И если уж российская власть сделала митинг на Болотной площади 10 декабря 2011 года своей отправной точкой в рассуждении, то неизбежно должна была это сделать российская интеллигенция, которую последовательно отчуждали от государства все эти десять лет. Что говорила пропаганда? Вся эта интеллигенция, что ходила тогда на митинги, она за Запад, геев и Украину, а простой трудовой народ — против.
Поэтому неизбежно каждый год в декабре к очередной годовщине тех событий многочисленные отцы того поражения в российской интеллигенции (включая вашего покорного слугу) занимаются болезненной рефлексией на тему, что же мы сделали не так.
Оставим в стороне несколько карикатурное замечание, что болезненная рефлексия — вообще наследственная травма русского интеллигента, еще со времен пьес Чехова. И давайте зададим лучше вопрос: нет ли в этом рассуждении логической ошибки?
Когда мы задаем вопрос «почему оппозиция в России проиграла в 2011 году», мы ipso facto предполагаем, что она могла выиграть, если бы приняла какие-то другие решения. Среди наиболее популярных таких развилок называют проведение несогласованного митинга у стен Кремля вместо согласованного на Болотной площади (на стратегически неудобном острове посреди Москвы-реки) и отъезд лидеров оппозиции на новогодние каникулы.
Но, пожалуй, стоит для разнообразия задать и такой вопрос: а могли ли вообще победить те протесты?
Сейчас все больше кажется, что нет.
Такого сценария просто не было. Российское общество 10 лет назад было совсем другим.
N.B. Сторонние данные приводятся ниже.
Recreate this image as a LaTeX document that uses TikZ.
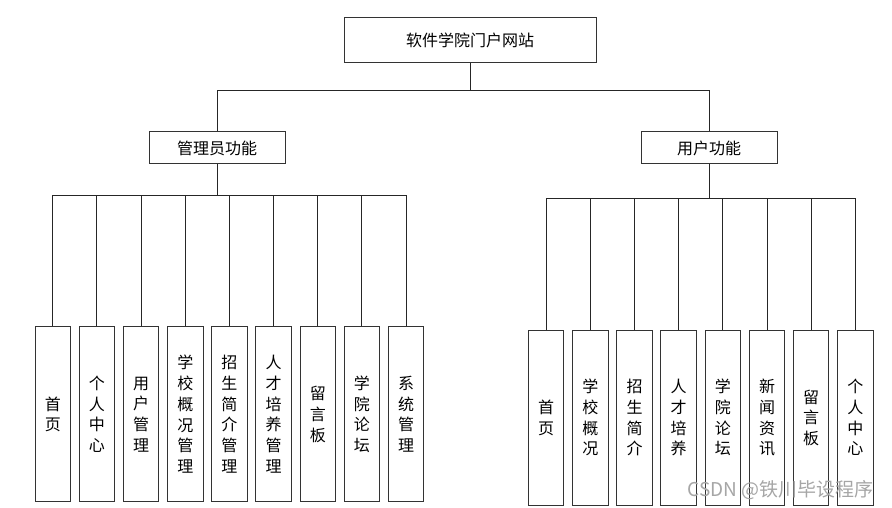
\documentclass[tikz,border=0pt]{standalone}
\usepackage{fontspec}
\newfontfamily\cjk{Noto Sans CJK SC}
\tikzset{
  box/.style={draw=black!80, line width=1pt, fill=white, inner sep=0pt,
    font=\cjk\fontsize{16pt}{20pt}\selectfont},
  leaf/.style={box, minimum width=35.5pt, minimum height=175pt, align=center,
    font=\cjk\fontsize{16pt}{20.7pt}\selectfont},
  link/.style={line width=1pt, black!85},
}
\begin{document}
\begin{tikzpicture}[x=1pt, y=-1pt]
    % Page frame
    \useasboundingbox (0,0) rectangle (892,508);

    % Layout parameters
    \def\dx{44.17} % distance between two leaves
    \def\ya{414.3} % centre of the admin leaves
    \def\yu{417.7} % centre of the user leaves

    % Root and the two groups
    \node[box, minimum width=252pt, minimum height=45pt] (site) at (470,40.5) {软件学院门户网站};
    \node[box, minimum width=136pt, minimum height=32pt] (admin) at (217,148) {管理员功能};
    \node[box, minimum width=136pt, minimum height=32pt] (user) at (709,148) {用户功能};

    % Admin leaves
    \node[leaf] (a1) at (52.8+0*\dx,\ya) {首\\页};
    \node[leaf] (a2) at (52.8+1*\dx,\ya) {个\\人\\中\\心};
    \node[leaf] (a3) at (52.8+2*\dx,\ya) {用\\户\\管\\理};
    \node[leaf] (a4) at (52.8+3*\dx,\ya) {学\\校\\概\\况\\管\\理};
    \node[leaf] (a5) at (52.8+4*\dx,\ya) {招\\生\\简\\介\\管\\理};
    \node[leaf] (a6) at (52.8+5*\dx,\ya) {人\\才\\培\\养\\管\\理};
    \node[leaf] (a7) at (52.8+6*\dx,\ya) {留\\言\\板};
    \node[leaf] (a8) at (52.8+7*\dx,\ya) {学\\院\\论\\坛};
    \node[leaf] (a9) at (52.8+8*\dx,\ya) {系\\统\\管\\理};

    % User leaves
    \node[leaf] (u1) at (546.2+0*\dx,\yu) {首\\页};
    \node[leaf] (u2) at (546.2+1*\dx,\yu) {学\\校\\概\\况};
    \node[leaf] (u3) at (546.2+2*\dx,\yu) {招\\生\\简\\介};
    \node[leaf] (u4) at (546.2+3*\dx,\yu) {人\\才\\培\\养};
    \node[leaf] (u5) at (546.2+4*\dx,\yu) {学\\院\\论\\坛};
    \node[leaf] (u6) at (546.2+5*\dx,\yu) {新\\闻\\资\\讯};
    \node[leaf] (u7) at (546.2+6*\dx,\yu) {留\\言\\板};
    \node[leaf] (u8) at (546.2+7*\dx,\yu) {个\\人\\中\\心};

    % Root to groups
    \draw[link] (site.south) -- ++(0,27) -| (admin.north);
    \draw[link] (site.south) -- ++(0,27) -| (user.north);

    % Admin group to its leaves
    \draw[link] (admin.south) -- ++(0,31) -| (a1.north);
    \draw[link] (admin.south) -- ++(0,31) -| (a2.north);
    \draw[link] (admin.south) -- ++(0,31) -| (a3.north);
    \draw[link] (admin.south) -- ++(0,31) -| (a4.north);
    \draw[link] (admin.south) -- ++(0,31) -| (a5.north);
    \draw[link] (admin.south) -- ++(0,31) -| (a6.north);
    \draw[link] (admin.south) -- ++(0,31) -| (a7.north);
    \draw[link] (admin.south) -- ++(0,31) -| (a8.north);
    \draw[link] (admin.south) -- ++(0,31) -| (a9.north);

    % User group to its leaves
    \draw[link] (user.south) -- ++(0,34) -| (u1.north);
    \draw[link] (user.south) -- ++(0,34) -| (u2.north);
    \draw[link] (user.south) -- ++(0,34) -| (u3.north);
    \draw[link] (user.south) -- ++(0,34) -| (u4.north);
    \draw[link] (user.south) -- ++(0,34) -| (u5.north);
    \draw[link] (user.south) -- ++(0,34) -| (u6.north);
    \draw[link] (user.south) -- ++(0,34) -| (u7.north);
    \draw[link] (user.south) -- ++(0,34) -| (u8.north);

    % Watermark
    \node[anchor=east, inner sep=0pt, text=black!35, font=\cjk\fontsize{19pt}{19pt}\selectfont] (mark) at (874,490) {CSDN @铁川毕设程序};
\end{tikzpicture}
\end{document}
Наиболее массовые митинги в 2009-2010 гг., если не считать одной акции футбольных хулиганов-националистов, собирали 100-200 человек — и подавляющее большинство людей имели ноль опыта политического действия (если не брать тех людей старшего возраста, кто выходил на митинги еще во времена распада СССР). Не было и опыта выстраивания горизонтальных связей — юридической помощи задержанным, финансовой помощи людям и организациям, подвергшимся репрессиям.
Для сегодняшних 20-летних в России отправить пожертвование гонимому медиа (пусть даже в размере нескольких долларов в месяц) и сходить на несогласованный митинг так же естественно, как почистить зубы. 10 лет назад все это было в новинку.
Гражданское общество только формировалось, было в своей детской фазе, наивным и немного ложно оптимистичным.
Не дайте своим глазам себя обмануть, впрочем. Если смотреть со стороны кажется, что разница между Россией-2021 и Россией-2011 минимальна. Ведь сейчас после того, как Навальный оказался за решеткой, его организацию разгромили, а на все независимые СМИ налепили маркировку иностранного агента, вновь кажется, что ничего не происходит и все затихло.
Это не так. Разница огромна. Тогда политики не было на повестке, и вдруг на эмоциях вышли на улицы сотни тысяч людей, настроенных скорее благодушно.
Сейчас политика есть, о, она точно есть. Да, она удушена, спрятана под ковер, чтобы не мозолила глаза, но от этого люди только злее.
Представьте, что в каждом крупном городе у вас есть резерв в сотни тысяч человек, у которых есть опыт прямого политического действий, опыт солидарности, опыт пожертвований, опыт подписанных петиций (а если брать их родственников, друзей и коллег, то еще больше). А главное есть накопленный эмоциональный багаж.
Да, Болотная проиграла. Да, Болотная не могла выиграть. Но она стала отправной точкой, триггером для двух вещей: репрессивной, агрессивной политики Кремля с одной стороны; своего рода университетом гражданского общества — импульсом к обучению политическому действия для множества людей в интеллигенции и среднем классе.
Это как в философии Гегеля — тезис и антитезис.
И какой будет синтез пока не знает никто.